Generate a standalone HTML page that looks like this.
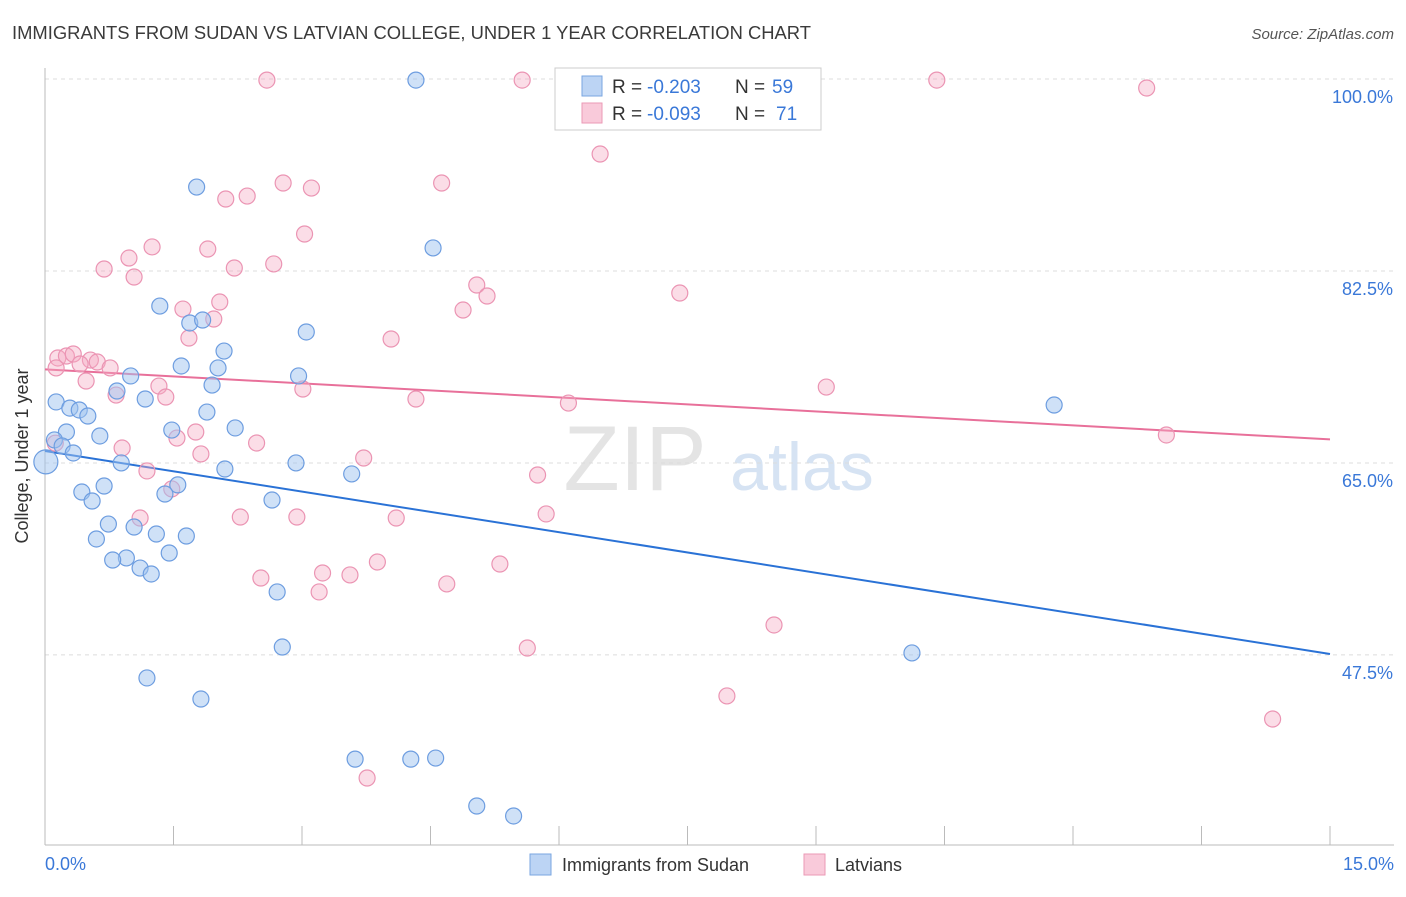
<!DOCTYPE html>
<html><head><meta charset="utf-8"><style>
body{margin:0;background:#fff;font-family:"Liberation Sans",sans-serif;}
svg text{font-family:"Liberation Sans",sans-serif;}
</style></head><body>
<svg id="chart" width="1406" height="892" viewBox="0 0 1406 892" xmlns="http://www.w3.org/2000/svg">
<text x="12" y="39" font-size="18" fill="#3a3a3a" textLength="799" lengthAdjust="spacingAndGlyphs">IMMIGRANTS FROM SUDAN VS LATVIAN COLLEGE, UNDER 1 YEAR CORRELATION CHART</text>
<text x="1394" y="39" font-size="15" fill="#555" text-anchor="end" font-style="italic">Source: ZipAtlas.com</text>
<g>
<text x="635" y="490" font-size="92" fill="#e4e4e4" text-anchor="middle" font-family="Liberation Serif,serif">ZIP</text>
<text x="802" y="490" font-size="68" fill="#d6e3f3" text-anchor="middle">atlas</text>
</g>
<g id="grid"></g>
<g id="axes"></g>
<g id="lines"></g>
<g id="pts"></g>
<g>
<rect x="555" y="68" width="266" height="62" fill="#fff" stroke="#ccc"/>
<rect x="582" y="76" width="20" height="20" fill="#bcd4f4" stroke="#7aa6e0"/>
<rect x="582" y="103" width="20" height="20" fill="#f9cada" stroke="#eb9ab6"/>
<text x="612" y="93" font-size="19" fill="#333">R =</text>
<text x="647" y="93" font-size="19" fill="#3a78d8">-0.203</text>
<text x="735" y="93" font-size="19" fill="#333">N =</text>
<text x="772" y="93" font-size="19" fill="#3a78d8">59</text>
<text x="612" y="120" font-size="19" fill="#333">R =</text>
<text x="647" y="120" font-size="19" fill="#3a78d8">-0.093</text>
<text x="735" y="120" font-size="19" fill="#333">N =</text>
<text x="776" y="120" font-size="19" fill="#3a78d8">71</text>
</g>
<g>
<rect x="530" y="854" width="21" height="21" fill="#bcd4f4" stroke="#7aa6e0"/>
<text x="562" y="871" font-size="18" fill="#333">Immigrants from Sudan</text>
<rect x="804" y="854" width="21" height="21" fill="#f9cada" stroke="#eb9ab6"/>
<text x="835" y="871" font-size="18" fill="#333">Latvians</text>
</g>
</svg>
<script>
const sudanX=[4.33,1.77,4.53,1.34,1.69,1.84,3.05,2.09,1.59,2.02,1.00,1.95,0.84,1.17,0.13,0.29,0.40,0.50,1.89,2.96,2.22,1.48,0.25,0.64,0.11,0.20,0.33,0.89,2.10,2.93,3.58,0.01,0.69,1.55,1.40,0.43,0.55,2.65,0.74,1.04,1.30,1.65,0.60,1.45,0.95,0.79,1.11,1.24,2.71,2.77,1.19,1.82,3.62,4.27,4.56,5.04,5.47,11.78,10.12];
const sudanY=[99.9,90.15,84.6,79.3,77.76,78.03,76.94,75.2,73.84,73.66,72.93,72.1,71.56,70.83,70.56,70.0,69.83,69.28,69.64,72.93,68.19,68.0,67.82,67.46,67.1,66.55,65.91,65.0,64.45,65.0,64.0,65.1,62.9,63.0,62.17,62.35,61.53,61.62,59.43,59.16,58.52,58.34,58.07,56.79,56.34,56.15,55.42,54.88,53.24,48.22,45.4,43.48,38.0,38.0,38.1,33.73,32.82,70.28,47.68];
const latX=[2.59,5.57,10.41,12.86,6.48,2.78,4.63,3.11,2.11,2.36,3.03,1.25,1.90,0.98,0.69,2.21,2.67,1.04,5.04,5.16,7.41,1.61,2.04,4.88,1.97,1.68,4.04,0.15,0.25,0.33,0.53,0.61,0.13,0.41,0.76,0.48,1.33,3.01,0.83,1.41,4.33,6.11,9.12,1.76,1.54,13.09,0.90,2.47,1.82,3.72,1.19,5.75,1.48,1.11,2.28,2.94,4.10,5.85,3.88,3.24,3.56,5.31,2.52,3.20,4.69,8.51,5.63,7.96,14.33,3.76,0.12];
const latY=[99.9,99.9,99.9,99.18,93.16,90.52,90.52,90.06,89.06,89.33,85.87,84.69,84.5,83.68,82.68,82.77,83.14,81.95,81.22,80.22,80.49,79.03,79.67,78.94,78.12,76.39,76.3,74.57,74.75,74.93,74.38,74.2,73.66,74.02,73.66,72.47,72.01,71.74,71.19,71.01,70.83,70.46,71.92,67.82,67.27,67.55,66.36,66.82,65.82,65.45,64.27,63.9,62.63,59.98,60.07,60.07,59.98,60.35,55.97,54.97,54.79,55.79,54.51,53.24,53.97,50.23,48.13,43.76,41.66,36.28,66.8];
const yTicks=[100,82.5,65,47.5];
const yTickLabels=["100.0%","82.5%","65.0%","47.5%"];
const xTicks=[0,1.5,3,4.5,6,7.5,9,10.5,12,13.5,15];

const NS="http://www.w3.org/2000/svg";
const sx=v=>45+v/15*1285;
const sy=v=>79+(100-v)*10.97;
function mk(parent,tag,attrs){const e=document.createElementNS(NS,tag);for(const k in attrs)e.setAttribute(k,attrs[k]);document.getElementById(parent).appendChild(e);return e;}

yTicks.forEach((t,i)=>{
  const l=mk('grid','line',{x1:45,x2:1394,y1:sy(t),y2:sy(t),stroke:'#dcdcdc','stroke-dasharray':'4,4'});
  
  
  const tx=mk('grid','text',{x:1393,y:sy(t)+24,'font-size':18,fill:'#3a78d8','text-anchor':'end'});
  tx.textContent=yTickLabels[i];
  
  
});
const ax=mk('axes','line',{x1:45,x2:45,y1:68,y2:845,stroke:'#bbb'});


const bx=mk('axes','line',{x1:45,x2:1394,y1:845,y2:845,stroke:'#bbb'});


xTicks.forEach(t=>{
  const l=mk('axes','line',{x1:sx(t),x2:sx(t),y1:826,y2:845,stroke:'#bbb'});
  
  
});
const xl0=mk('axes','text',{x:45,y:870,'font-size':18,fill:'#3a78d8'});xl0.textContent=xTicks[0].toFixed(1)+'%';


const xl1=mk('axes','text',{x:1394,y:870,'font-size':18,fill:'#3a78d8','text-anchor':'end'});xl1.textContent=xTicks[xTicks.length-1].toFixed(1)+'%';


const yt=mk('axes','text',{x:0,y:0,'font-size':18,fill:'#333','text-anchor':'middle',transform:'translate(34,456) rotate(-90)'});yt.textContent='College, Under 1 year';
yt.setAttribute('transform','translate(28,456) rotate(-90)');



function reg(X,Y){const n=X.length;let mx=0,my=0;X.forEach((v,i)=>{mx+=v;my+=Y[i];});mx/=n;my/=n;let a=0,b=0;X.forEach((v,i)=>{a+=(v-mx)*(Y[i]-my);b+=(v-mx)*(v-mx);});const s=a/b;return[my-s*mx,s];}
[[sudanX,sudanY,'#2a72d6','trend-line-sudan'],[latX,latY,'#e8709a','trend-line-latvians']].forEach(([X,Y,c,n])=>{
  const [b0,b1]=reg(X,Y);
  const l=mk('lines','line',{x1:sx(0),y1:sy(b0),x2:sx(15),y2:sy(b0+b1*15),stroke:c,'stroke-width':2});
  
  
});
latX.forEach((v,i)=>{
  const c=mk('pts','circle',{cx:sx(v),cy:sy(latY[i]),r:8,fill:'rgba(245,170,196,0.4)',stroke:'#eb94b3','stroke-width':1.2});
  
  
});
sudanX.forEach((v,i)=>{
  const c=mk('pts','circle',{cx:sx(v),cy:sy(sudanY[i]),r:i===31?12:8,fill:'rgba(160,195,240,0.5)',stroke:'#6d9de0','stroke-width':1.2});
  
  
});
</script>
</body></html>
○ ○ ○
Written exercise - Return each line exactly as written. Any picture gets left out.

Correct output -
Generate a standalone HTML page that looks like this.
<!DOCTYPE html>
<html><head><meta charset="utf-8"><style>
body{margin:0;background:#fff;font-family:"Liberation Sans",sans-serif;}
svg text{font-family:"Liberation Sans",sans-serif;}
</style></head><body>
<svg id="chart" width="1406" height="892" viewBox="0 0 1406 892" xmlns="http://www.w3.org/2000/svg">
<text x="12" y="39" font-size="18" fill="#3a3a3a" textLength="799" lengthAdjust="spacingAndGlyphs">IMMIGRANTS FROM SUDAN VS LATVIAN COLLEGE, UNDER 1 YEAR CORRELATION CHART</text>
<text x="1394" y="39" font-size="15" fill="#555" text-anchor="end" font-style="italic">Source: ZipAtlas.com</text>
<g>
<text x="635" y="490" font-size="92" fill="#e4e4e4" text-anchor="middle" font-family="Liberation Serif,serif">ZIP</text>
<text x="802" y="490" font-size="68" fill="#d6e3f3" text-anchor="middle">atlas</text>
</g>
<g id="grid"></g>
<g id="axes"></g>
<g id="lines"></g>
<g id="pts"></g>
<g>
<rect x="555" y="68" width="266" height="62" fill="#fff" stroke="#ccc"/>
<rect x="582" y="76" width="20" height="20" fill="#bcd4f4" stroke="#7aa6e0"/>
<rect x="582" y="103" width="20" height="20" fill="#f9cada" stroke="#eb9ab6"/>
<text x="612" y="93" font-size="19" fill="#333">R =</text>
<text x="647" y="93" font-size="19" fill="#3a78d8">-0.203</text>
<text x="735" y="93" font-size="19" fill="#333">N =</text>
<text x="772" y="93" font-size="19" fill="#3a78d8">59</text>
<text x="612" y="120" font-size="19" fill="#333">R =</text>
<text x="647" y="120" font-size="19" fill="#3a78d8">-0.093</text>
<text x="735" y="120" font-size="19" fill="#333">N =</text>
<text x="776" y="120" font-size="19" fill="#3a78d8">71</text>
</g>
<g>
<rect x="530" y="854" width="21" height="21" fill="#bcd4f4" stroke="#7aa6e0"/>
<text x="562" y="871" font-size="18" fill="#333">Immigrants from Sudan</text>
<rect x="804" y="854" width="21" height="21" fill="#f9cada" stroke="#eb9ab6"/>
<text x="835" y="871" font-size="18" fill="#333">Latvians</text>
</g>
</svg>
<script>
const sudanX=[4.33,1.77,4.53,1.34,1.69,1.84,3.05,2.09,1.59,2.02,1.00,1.95,0.84,1.17,0.13,0.29,0.40,0.50,1.89,2.96,2.22,1.48,0.25,0.64,0.11,0.20,0.33,0.89,2.10,2.93,3.58,0.01,0.69,1.55,1.40,0.43,0.55,2.65,0.74,1.04,1.30,1.65,0.60,1.45,0.95,0.79,1.11,1.24,2.71,2.77,1.19,1.82,3.62,4.27,4.56,5.04,5.47,11.78,10.12];
const sudanY=[99.9,90.15,84.6,79.3,77.76,78.03,76.94,75.2,73.84,73.66,72.93,72.1,71.56,70.83,70.56,70.0,69.83,69.28,69.64,72.93,68.19,68.0,67.82,67.46,67.1,66.55,65.91,65.0,64.45,65.0,64.0,65.1,62.9,63.0,62.17,62.35,61.53,61.62,59.43,59.16,58.52,58.34,58.07,56.79,56.34,56.15,55.42,54.88,53.24,48.22,45.4,43.48,38.0,38.0,38.1,33.73,32.82,70.28,47.68];
const latX=[2.59,5.57,10.41,12.86,6.48,2.78,4.63,3.11,2.11,2.36,3.03,1.25,1.90,0.98,0.69,2.21,2.67,1.04,5.04,5.16,7.41,1.61,2.04,4.88,1.97,1.68,4.04,0.15,0.25,0.33,0.53,0.61,0.13,0.41,0.76,0.48,1.33,3.01,0.83,1.41,4.33,6.11,9.12,1.76,1.54,13.09,0.90,2.47,1.82,3.72,1.19,5.75,1.48,1.11,2.28,2.94,4.10,5.85,3.88,3.24,3.56,5.31,2.52,3.20,4.69,8.51,5.63,7.96,14.33,3.76,0.12];
const latY=[99.9,99.9,99.9,99.18,93.16,90.52,90.52,90.06,89.06,89.33,85.87,84.69,84.5,83.68,82.68,82.77,83.14,81.95,81.22,80.22,80.49,79.03,79.67,78.94,78.12,76.39,76.3,74.57,74.75,74.93,74.38,74.2,73.66,74.02,73.66,72.47,72.01,71.74,71.19,71.01,70.83,70.46,71.92,67.82,67.27,67.55,66.36,66.82,65.82,65.45,64.27,63.9,62.63,59.98,60.07,60.07,59.98,60.35,55.97,54.97,54.79,55.79,54.51,53.24,53.97,50.23,48.13,43.76,41.66,36.28,66.8];
const yTicks=[100,82.5,65,47.5];
const yTickLabels=["100.0%","82.5%","65.0%","47.5%"];
const xTicks=[0,1.5,3,4.5,6,7.5,9,10.5,12,13.5,15];

const NS="http://www.w3.org/2000/svg";
const sx=v=>45+v/15*1285;
const sy=v=>79+(100-v)*10.97;
function mk(parent,tag,attrs){const e=document.createElementNS(NS,tag);for(const k in attrs)e.setAttribute(k,attrs[k]);document.getElementById(parent).appendChild(e);return e;}

yTicks.forEach((t,i)=>{
  const l=mk('grid','line',{x1:45,x2:1394,y1:sy(t),y2:sy(t),stroke:'#dcdcdc','stroke-dasharray':'4,4'});
  
  
  const tx=mk('grid','text',{x:1393,y:sy(t)+24,'font-size':18,fill:'#3a78d8','text-anchor':'end'});
  tx.textContent=yTickLabels[i];
  
  
});
const ax=mk('axes','line',{x1:45,x2:45,y1:68,y2:845,stroke:'#bbb'});


const bx=mk('axes','line',{x1:45,x2:1394,y1:845,y2:845,stroke:'#bbb'});


xTicks.forEach(t=>{
  const l=mk('axes','line',{x1:sx(t),x2:sx(t),y1:826,y2:845,stroke:'#bbb'});
  
  
});
const xl0=mk('axes','text',{x:45,y:870,'font-size':18,fill:'#3a78d8'});xl0.textContent=xTicks[0].toFixed(1)+'%';


const xl1=mk('axes','text',{x:1394,y:870,'font-size':18,fill:'#3a78d8','text-anchor':'end'});xl1.textContent=xTicks[xTicks.length-1].toFixed(1)+'%';


const yt=mk('axes','text',{x:0,y:0,'font-size':18,fill:'#333','text-anchor':'middle',transform:'translate(34,456) rotate(-90)'});yt.textContent='College, Under 1 year';
yt.setAttribute('transform','translate(28,456) rotate(-90)');



function reg(X,Y){const n=X.length;let mx=0,my=0;X.forEach((v,i)=>{mx+=v;my+=Y[i];});mx/=n;my/=n;let a=0,b=0;X.forEach((v,i)=>{a+=(v-mx)*(Y[i]-my);b+=(v-mx)*(v-mx);});const s=a/b;return[my-s*mx,s];}
[[sudanX,sudanY,'#2a72d6','trend-line-sudan'],[latX,latY,'#e8709a','trend-line-latvians']].forEach(([X,Y,c,n])=>{
  const [b0,b1]=reg(X,Y);
  const l=mk('lines','line',{x1:sx(0),y1:sy(b0),x2:sx(15),y2:sy(b0+b1*15),stroke:c,'stroke-width':2});
  
  
});
latX.forEach((v,i)=>{
  const c=mk('pts','circle',{cx:sx(v),cy:sy(latY[i]),r:8,fill:'rgba(245,170,196,0.4)',stroke:'#eb94b3','stroke-width':1.2});
  
  
});
sudanX.forEach((v,i)=>{
  const c=mk('pts','circle',{cx:sx(v),cy:sy(sudanY[i]),r:i===31?12:8,fill:'rgba(160,195,240,0.5)',stroke:'#6d9de0','stroke-width':1.2});
  
  
});
</script>
</body></html>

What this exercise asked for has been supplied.